アウトライン化された文字は、フォント(文字の形の情報)が無い環境でも問題なく印刷することができる、という利点があります。そのため、データ受け渡しの際にはよくアウトライン化された状態で受け取る場合が多いのですが、「図形化されているため、コピーや編集や検索ができない」という部分がPDF注釈校正においては落とし穴になります。
お客様には、「文字情報のある、アウトライン化されていないPDFをお願いします」とお願いしています。
- クラウド
Drop box、Box、Google Driveなど、ログインすればどこからでもアクセスでき、相互に編集ができるウェブ上のデータストレージ(倉庫)サービスのこと。
- 社内クラウド
大手各社などが自社専用に展開しているクラウドサービスを指します。
●デザイン・出版・印刷にまつわる言葉
- デザインカンプ
デザインの完成見本の意味で、クライアントへの提案やプロジェクトメンバーとのイメージ共有などに使用されます。単にカンプと呼ぶ場合もあります。
- フォント
明朝体やゴシック体など、文字の形の種類を言います。媒体や用途により使い分けられます。フォントにより文字の形の違いが大きかったり、一部の文字が使えず文字化けを起こすこともあるので注意が必要です。
- ph
写真(photo)。誌面上で、挿画などに使われている画像のことです。
- 解像度
画像のきめの細かさをいいます。印刷に必要な解像度に足りていないと、画像の内容が不鮮明になったり、汚く見える原因になります。
- 初稿
最初の原稿のこと。
- 入稿
出版社などが印刷会社へ原稿を渡すこと。また、出版社が著者から原稿を入手すること。弊社では主に前者の意味で使っており、原稿を受け取った際は「原稿拝受」などの言い方をしています。
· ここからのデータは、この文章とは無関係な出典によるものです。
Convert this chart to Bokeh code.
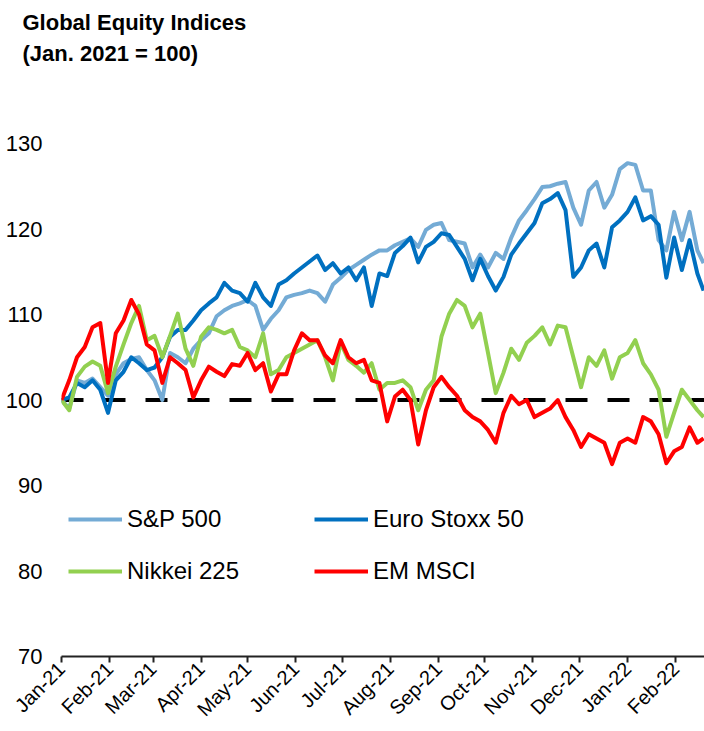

ちなみに出稿は新聞や雑誌などに広告を出すことで特に対応した意味ではないことに注意。
- 下版
校了後にデータを印刷工程へまわすこと。
おわりに
言葉の意味は日々移り変わっていくものですし、新しく使われるようになる言葉もあります。
現場により、ここに書いた意味とは違う意味で使われる場合もあります。
相手の使っている言葉が自分の把握している意味と決めうちせずに、食い違いが起きないように認識をすり合わせることが大事かもしれません。